# Apprentice approved. Fuel Super Hawg



## OpenSights (Mar 23, 2015)

My kid loves it!


----------



## OpenSights (Mar 23, 2015)

That was from my phone, on the computer now....

So here's my AAR... so far...

This is a very well built tool! I went with the traditional chuck vs. the quick connect, more options. Came with two batteries and the charger not only charges 18v but 12v as well! I've been contemplating the 12v mini sawzall for some time vs the Ridgid R3030 corded. Decision made.

I cut a few holes in some scrap 2x6 and performed better than I thought it would in all honesty. There were no nails in the wood, so I couldn't check the safety feature. 
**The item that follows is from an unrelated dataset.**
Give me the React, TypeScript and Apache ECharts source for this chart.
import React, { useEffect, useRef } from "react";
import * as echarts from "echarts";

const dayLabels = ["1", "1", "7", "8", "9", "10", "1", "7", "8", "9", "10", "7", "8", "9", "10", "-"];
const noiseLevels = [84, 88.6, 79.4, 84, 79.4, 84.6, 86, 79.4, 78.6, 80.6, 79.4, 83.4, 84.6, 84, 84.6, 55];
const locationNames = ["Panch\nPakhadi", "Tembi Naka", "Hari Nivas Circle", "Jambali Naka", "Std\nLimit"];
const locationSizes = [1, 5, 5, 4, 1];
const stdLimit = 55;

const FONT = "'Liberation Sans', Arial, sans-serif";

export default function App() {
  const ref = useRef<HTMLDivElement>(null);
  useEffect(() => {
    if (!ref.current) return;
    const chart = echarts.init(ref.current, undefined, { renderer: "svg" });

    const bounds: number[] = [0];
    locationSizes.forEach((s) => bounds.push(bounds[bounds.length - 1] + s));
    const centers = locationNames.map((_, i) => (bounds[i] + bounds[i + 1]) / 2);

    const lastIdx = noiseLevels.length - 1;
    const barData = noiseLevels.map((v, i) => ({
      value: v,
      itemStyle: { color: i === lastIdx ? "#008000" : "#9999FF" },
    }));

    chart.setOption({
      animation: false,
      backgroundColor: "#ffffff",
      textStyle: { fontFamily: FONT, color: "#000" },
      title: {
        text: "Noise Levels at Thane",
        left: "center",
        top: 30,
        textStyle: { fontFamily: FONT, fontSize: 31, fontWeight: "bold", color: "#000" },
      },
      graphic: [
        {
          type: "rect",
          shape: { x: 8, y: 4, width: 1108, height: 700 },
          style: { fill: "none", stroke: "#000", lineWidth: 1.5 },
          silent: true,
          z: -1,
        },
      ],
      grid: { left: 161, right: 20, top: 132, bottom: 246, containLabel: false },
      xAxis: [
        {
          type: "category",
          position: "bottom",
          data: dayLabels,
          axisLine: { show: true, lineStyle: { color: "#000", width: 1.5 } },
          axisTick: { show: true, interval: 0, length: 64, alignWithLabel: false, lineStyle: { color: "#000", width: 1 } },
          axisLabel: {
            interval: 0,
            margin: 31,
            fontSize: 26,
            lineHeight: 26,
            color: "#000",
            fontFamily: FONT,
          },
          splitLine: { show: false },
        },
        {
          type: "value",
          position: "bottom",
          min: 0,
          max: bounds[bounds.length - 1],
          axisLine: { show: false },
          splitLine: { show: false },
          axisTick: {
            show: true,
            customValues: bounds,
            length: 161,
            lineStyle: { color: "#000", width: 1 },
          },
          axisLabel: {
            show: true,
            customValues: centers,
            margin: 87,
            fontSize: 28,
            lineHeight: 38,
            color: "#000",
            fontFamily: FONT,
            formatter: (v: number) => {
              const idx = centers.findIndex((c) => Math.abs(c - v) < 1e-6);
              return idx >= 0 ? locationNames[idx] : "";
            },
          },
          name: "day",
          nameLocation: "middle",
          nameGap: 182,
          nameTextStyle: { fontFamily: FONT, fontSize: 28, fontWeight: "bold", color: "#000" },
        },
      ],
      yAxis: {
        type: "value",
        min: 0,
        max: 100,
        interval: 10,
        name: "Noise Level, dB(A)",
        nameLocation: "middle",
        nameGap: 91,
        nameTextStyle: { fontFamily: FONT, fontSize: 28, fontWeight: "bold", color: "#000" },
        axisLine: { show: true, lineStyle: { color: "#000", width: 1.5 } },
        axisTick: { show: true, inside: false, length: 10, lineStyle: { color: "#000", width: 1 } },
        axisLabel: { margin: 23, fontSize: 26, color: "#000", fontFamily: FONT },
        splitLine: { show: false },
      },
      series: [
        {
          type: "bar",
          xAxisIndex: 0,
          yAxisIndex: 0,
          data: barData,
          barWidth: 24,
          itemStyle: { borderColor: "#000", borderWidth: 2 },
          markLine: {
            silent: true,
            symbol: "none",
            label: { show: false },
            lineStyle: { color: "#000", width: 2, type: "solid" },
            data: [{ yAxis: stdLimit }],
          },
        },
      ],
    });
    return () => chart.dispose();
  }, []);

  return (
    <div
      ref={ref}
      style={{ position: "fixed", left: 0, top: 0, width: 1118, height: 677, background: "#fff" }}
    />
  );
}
I have a corded Dewalt hole hawg that is great, but it looks like I'll only have one use for it now. Mixing concrete.


----------



## LAsercut (Jul 19, 2015)

What about drilling holes for 4inch, like if you had to run some 4inch abs thru joists? Ive been eyeing this for a long time and havent pulled the trigger yet....but i wanna know how it would do with a dreel setup, thatd be pretty badass for the dreel........cordless.......fast .....easy......


----------



## KoleckeINC (Oct 22, 2011)

Super nice. You missed out on that quick connect though. I use all three sizes of the extensions all the time-and it fits their quick connect arbor. Bought two of those. I think they should make a 3/8 drive ratcheting chuck wrench so I can stop taping the pos tiny key to the cord.
Go with the 18v hackzall-the 12 can barely cut 2" pvc. Now BRING ON THE 9 AMP HOUR BATTERY BABY!


----------



## OpenSights (Mar 23, 2015)

Haven't tried a 4" hole yet, just tried my water bit, 1-1/2" and 2" bits. I have some more scrap 2X6 around here somewhere, I'll give it a shot today and report back.
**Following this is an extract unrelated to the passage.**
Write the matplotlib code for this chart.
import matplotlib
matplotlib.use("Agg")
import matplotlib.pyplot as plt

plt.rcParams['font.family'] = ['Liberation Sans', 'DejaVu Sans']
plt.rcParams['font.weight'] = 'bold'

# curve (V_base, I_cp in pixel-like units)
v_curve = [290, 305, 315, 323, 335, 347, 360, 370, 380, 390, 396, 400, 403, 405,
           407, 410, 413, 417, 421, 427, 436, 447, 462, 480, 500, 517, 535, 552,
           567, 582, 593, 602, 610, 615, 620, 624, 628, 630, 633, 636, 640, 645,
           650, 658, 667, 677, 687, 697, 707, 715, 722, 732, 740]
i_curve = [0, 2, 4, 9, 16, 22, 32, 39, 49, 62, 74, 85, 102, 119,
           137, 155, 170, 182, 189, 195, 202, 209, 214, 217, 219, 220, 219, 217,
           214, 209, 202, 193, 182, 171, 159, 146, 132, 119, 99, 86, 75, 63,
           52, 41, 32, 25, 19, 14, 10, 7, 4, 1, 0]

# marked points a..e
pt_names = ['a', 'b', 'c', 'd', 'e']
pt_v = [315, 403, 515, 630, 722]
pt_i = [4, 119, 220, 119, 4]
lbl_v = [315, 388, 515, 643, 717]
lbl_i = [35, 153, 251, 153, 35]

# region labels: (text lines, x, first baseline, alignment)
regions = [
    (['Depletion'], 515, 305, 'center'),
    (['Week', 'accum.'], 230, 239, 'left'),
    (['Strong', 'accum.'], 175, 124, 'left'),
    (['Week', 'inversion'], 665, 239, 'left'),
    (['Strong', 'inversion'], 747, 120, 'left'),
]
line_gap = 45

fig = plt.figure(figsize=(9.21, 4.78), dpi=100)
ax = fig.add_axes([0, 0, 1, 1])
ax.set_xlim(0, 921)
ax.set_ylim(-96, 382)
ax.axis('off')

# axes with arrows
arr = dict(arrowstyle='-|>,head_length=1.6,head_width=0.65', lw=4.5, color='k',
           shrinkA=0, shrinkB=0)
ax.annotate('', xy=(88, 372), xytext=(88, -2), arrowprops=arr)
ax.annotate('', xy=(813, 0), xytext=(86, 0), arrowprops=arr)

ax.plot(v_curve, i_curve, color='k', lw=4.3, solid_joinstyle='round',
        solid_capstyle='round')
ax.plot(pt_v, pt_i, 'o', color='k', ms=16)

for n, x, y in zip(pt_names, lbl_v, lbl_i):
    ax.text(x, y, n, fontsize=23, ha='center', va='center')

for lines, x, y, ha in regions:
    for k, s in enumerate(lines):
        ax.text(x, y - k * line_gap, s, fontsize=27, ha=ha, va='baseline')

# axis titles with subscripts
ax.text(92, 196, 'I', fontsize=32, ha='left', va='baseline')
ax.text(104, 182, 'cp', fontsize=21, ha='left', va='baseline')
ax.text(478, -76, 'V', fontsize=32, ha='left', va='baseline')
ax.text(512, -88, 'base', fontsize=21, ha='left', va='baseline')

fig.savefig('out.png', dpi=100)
The chuck choice was a hard one to decide on! In the end I decided on the traditional for when I use other drill bits around the house... and the KISS rule.

Thanks for the tip on the 12v! I almost bought one on fleabay yesterday.

Oh, the charger is insanely quick too.


----------



## Admin (Jan 4, 2010)

I am pleased it got there so fast! :smile:


----------



## OpenSights (Mar 23, 2015)

Cricket said:


> I am pleased it got there so fast! :smile:


The funny thing is I had a hard long week and nothing yesterday morning so I slept in only to be woken up at 9am by FedEx. All I can say is... worth it!:thumbup:


----------



## Drumma Plumma (Jun 5, 2012)

LAsercut said:


> What about drilling holes for 4inch, like if you had to run some 4inch abs thru joists? Ive been eyeing this for a long time and havent pulled the trigger yet....*but i wanna know how it would do with a dreel setup, thatd be pretty badass for the dreel........cordless.......fast .....easy......*


Me too. That was my first thought when the M18 Hole hawg came out.

My concern is the RPM's. 1200 RPMs is fine for using a finishing cutter . I do that sometimes with my corded Hole Hawg. But 1200 RPM's when hitting a nasty root ball could be a recipe for disaster. Too bad they didn' t include the lower speed setting .

Edit: the M18 Super Hawg does in fact have to low speed! The smaller Hole hawg does not


----------